As a fifth-year student in the College of Pharmacy, Chris Stang has already had some impressive research experience. A proposal to continue research on an aggressive form of cancer played a significant role in Stang recently receiving the prestigious Gateway Scholarship from the American Foundation for Pharmaceutical Education (AFPE).
“Chris is a very talented individual,” said Ryan Schneider, Pharm.D., Ph.D., assistant professor and chair of pharmaceutical science, and Stang’s mentor for his scholarship research. “This funding will support him for the time and travel involved in continuing the research begun in my lab last summer.”
Stang and Schneider’s research involves anti-cancer drug development, specifically, treatment for glioblastoma, a particularly aggressive form of cancer that begins in the brain. The prognosis for individuals with glioblastoma is poor, so any development in more effective treatment will be impactful. Currently, there is just one preferred standard of care.
“Of course, a major focus of developing any anti-cancer drug is its effect on healthy cells,” added Schneider. “We have developed chalcones that can pass through the blood/brain barrier, allowing them to reach tumors such as glioblastomas. Now we need to do additional experiments to see the effects on non-cancerous cells.” College of Pharmacy faculty members Richard Dudley, Ph.D.; Rahul Khupse, Ph.D., and Paluri Sai Shantanu Rao, Ph.D., have also been involved in the research.
According to the AFPE, the primary goal of the Gateway to Research Scholarship is to help students gain an understanding of the importance of research by enabling them to apply that knowledge to improve their clinical skills.
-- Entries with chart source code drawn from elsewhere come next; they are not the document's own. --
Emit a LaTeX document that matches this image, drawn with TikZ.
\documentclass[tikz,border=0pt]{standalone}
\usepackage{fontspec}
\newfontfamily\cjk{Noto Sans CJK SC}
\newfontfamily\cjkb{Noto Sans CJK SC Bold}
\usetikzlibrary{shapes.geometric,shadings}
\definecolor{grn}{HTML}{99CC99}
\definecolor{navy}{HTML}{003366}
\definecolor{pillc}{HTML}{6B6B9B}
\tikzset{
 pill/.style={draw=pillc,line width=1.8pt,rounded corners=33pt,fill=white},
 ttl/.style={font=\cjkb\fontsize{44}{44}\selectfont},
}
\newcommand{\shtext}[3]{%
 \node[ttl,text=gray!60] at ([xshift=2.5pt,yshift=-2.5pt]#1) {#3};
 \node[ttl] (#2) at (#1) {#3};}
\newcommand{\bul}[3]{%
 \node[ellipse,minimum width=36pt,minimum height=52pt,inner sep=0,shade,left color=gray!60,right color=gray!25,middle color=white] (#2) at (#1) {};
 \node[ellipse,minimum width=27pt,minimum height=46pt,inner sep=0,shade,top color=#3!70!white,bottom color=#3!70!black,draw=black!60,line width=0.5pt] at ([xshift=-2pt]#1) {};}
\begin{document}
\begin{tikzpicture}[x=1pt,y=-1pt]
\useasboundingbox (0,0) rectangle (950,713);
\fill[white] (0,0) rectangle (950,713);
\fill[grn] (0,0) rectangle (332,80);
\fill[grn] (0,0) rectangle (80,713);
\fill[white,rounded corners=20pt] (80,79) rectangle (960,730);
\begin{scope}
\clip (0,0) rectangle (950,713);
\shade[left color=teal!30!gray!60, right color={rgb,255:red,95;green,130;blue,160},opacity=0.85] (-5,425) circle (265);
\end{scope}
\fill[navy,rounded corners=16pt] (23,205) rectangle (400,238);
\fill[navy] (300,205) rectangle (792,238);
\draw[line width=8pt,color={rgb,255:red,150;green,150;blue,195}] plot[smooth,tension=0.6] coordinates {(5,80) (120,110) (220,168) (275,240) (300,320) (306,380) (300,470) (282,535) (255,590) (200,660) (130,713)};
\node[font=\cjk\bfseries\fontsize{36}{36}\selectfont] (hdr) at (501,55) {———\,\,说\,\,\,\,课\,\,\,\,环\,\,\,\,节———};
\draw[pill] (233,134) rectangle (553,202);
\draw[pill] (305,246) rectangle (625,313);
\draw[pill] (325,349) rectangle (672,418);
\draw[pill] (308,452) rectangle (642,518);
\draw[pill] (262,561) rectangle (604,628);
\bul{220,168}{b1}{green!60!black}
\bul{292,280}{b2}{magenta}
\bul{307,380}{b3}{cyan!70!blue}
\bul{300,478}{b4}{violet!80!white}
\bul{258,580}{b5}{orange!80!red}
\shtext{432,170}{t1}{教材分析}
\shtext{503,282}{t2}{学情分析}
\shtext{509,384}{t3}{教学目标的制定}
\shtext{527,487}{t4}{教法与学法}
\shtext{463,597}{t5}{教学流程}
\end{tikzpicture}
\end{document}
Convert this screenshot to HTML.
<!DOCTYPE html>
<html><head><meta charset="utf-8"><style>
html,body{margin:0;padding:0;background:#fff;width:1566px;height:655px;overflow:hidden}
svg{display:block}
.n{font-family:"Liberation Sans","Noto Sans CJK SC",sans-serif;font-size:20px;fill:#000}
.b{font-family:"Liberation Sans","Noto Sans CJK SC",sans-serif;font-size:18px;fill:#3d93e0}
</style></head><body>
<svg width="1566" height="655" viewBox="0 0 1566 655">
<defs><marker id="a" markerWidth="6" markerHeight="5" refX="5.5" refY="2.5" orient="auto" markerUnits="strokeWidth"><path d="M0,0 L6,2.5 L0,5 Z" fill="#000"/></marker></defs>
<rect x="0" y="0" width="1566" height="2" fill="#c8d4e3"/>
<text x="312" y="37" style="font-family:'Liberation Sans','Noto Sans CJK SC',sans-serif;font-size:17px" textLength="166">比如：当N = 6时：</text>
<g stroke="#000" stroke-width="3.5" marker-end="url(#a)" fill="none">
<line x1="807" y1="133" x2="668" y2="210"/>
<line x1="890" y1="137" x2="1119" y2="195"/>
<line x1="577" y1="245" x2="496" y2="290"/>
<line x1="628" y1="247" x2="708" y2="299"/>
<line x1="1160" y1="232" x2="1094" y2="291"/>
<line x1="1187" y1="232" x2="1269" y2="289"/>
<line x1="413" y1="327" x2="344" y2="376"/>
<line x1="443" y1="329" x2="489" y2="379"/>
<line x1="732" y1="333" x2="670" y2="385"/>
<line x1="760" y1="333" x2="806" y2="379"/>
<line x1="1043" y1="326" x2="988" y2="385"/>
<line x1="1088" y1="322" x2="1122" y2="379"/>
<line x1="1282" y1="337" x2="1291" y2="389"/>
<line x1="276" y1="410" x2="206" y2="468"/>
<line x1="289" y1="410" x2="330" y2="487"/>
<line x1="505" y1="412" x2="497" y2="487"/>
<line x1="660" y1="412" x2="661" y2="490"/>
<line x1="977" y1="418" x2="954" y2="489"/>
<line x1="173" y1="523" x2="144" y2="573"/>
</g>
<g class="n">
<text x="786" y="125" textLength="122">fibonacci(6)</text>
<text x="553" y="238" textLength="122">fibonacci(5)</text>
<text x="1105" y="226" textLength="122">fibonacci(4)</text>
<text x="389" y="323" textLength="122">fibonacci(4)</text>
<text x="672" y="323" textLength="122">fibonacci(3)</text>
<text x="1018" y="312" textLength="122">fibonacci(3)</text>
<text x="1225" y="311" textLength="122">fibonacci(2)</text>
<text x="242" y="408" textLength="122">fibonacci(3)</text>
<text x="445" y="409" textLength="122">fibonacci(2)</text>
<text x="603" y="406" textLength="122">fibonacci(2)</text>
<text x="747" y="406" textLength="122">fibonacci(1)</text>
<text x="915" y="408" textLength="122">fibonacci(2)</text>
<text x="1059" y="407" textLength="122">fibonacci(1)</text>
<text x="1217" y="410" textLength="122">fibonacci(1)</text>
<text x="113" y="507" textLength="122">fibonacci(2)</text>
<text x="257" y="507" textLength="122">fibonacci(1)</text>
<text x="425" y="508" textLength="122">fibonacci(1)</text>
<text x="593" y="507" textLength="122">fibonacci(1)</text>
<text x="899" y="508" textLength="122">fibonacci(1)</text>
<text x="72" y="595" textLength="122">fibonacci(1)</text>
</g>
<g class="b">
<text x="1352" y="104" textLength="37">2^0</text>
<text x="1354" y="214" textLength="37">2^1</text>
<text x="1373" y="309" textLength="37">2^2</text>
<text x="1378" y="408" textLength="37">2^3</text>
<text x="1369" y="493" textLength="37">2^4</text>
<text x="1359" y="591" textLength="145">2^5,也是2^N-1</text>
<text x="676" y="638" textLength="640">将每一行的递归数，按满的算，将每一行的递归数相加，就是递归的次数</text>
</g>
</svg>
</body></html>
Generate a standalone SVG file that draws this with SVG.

The $5,000 awarded to Stang runs from June 1, 2017 to August 31, 2018 and can be used for research-related expenses for a plan outlined in the application. The applicant must be nominated by a faculty member, have demonstrated superior academic performance and have shown interest in scientific research.
“AFPE told us that we received one of just 15 scholarships awarded nationally,” said Schneider. “I think this says something about the quality of our students and our research.”
From Norwalk, Ohio, Stang said that he has always been interested in science and research, and jumped in as soon as he began classes at the University of Findlay.
“Dr. Schneider’s oncology lab was involved in several projects at the time, exposing me to several different aspects of oncology research,” Stang said. “Throughout the past three-and-a-half years, I have continued to grow in both knowledge and technical abilities.”
In addition to his lab work at Findlay, Stang completed two summer internships at the National Institutes of Health, National Institute of Neurological Disorders and Stroke. Here he was able to work alongside Dr. David Sibley and his lab members, contributing to their research of the molecular pharmacology of dopamine receptors. In the fall of 2016, Stang wrote a chapter of a book authored by another College of Pharmacy professor that was accepted for publication in early 2017.
Perhaps Stang best sums up his career aspirations in the last sentence of his scholarship application:
“The experiences I have had in the field of research have helped set me on a track to attend graduate school following completion of my Pharm.D. to pursue a Ph.D. Attendance at graduate school and achieving a Ph.D. would allow me to best continue my desire for pharmaceutical research, continuing to improve our understanding and treatment abilities for human disease.”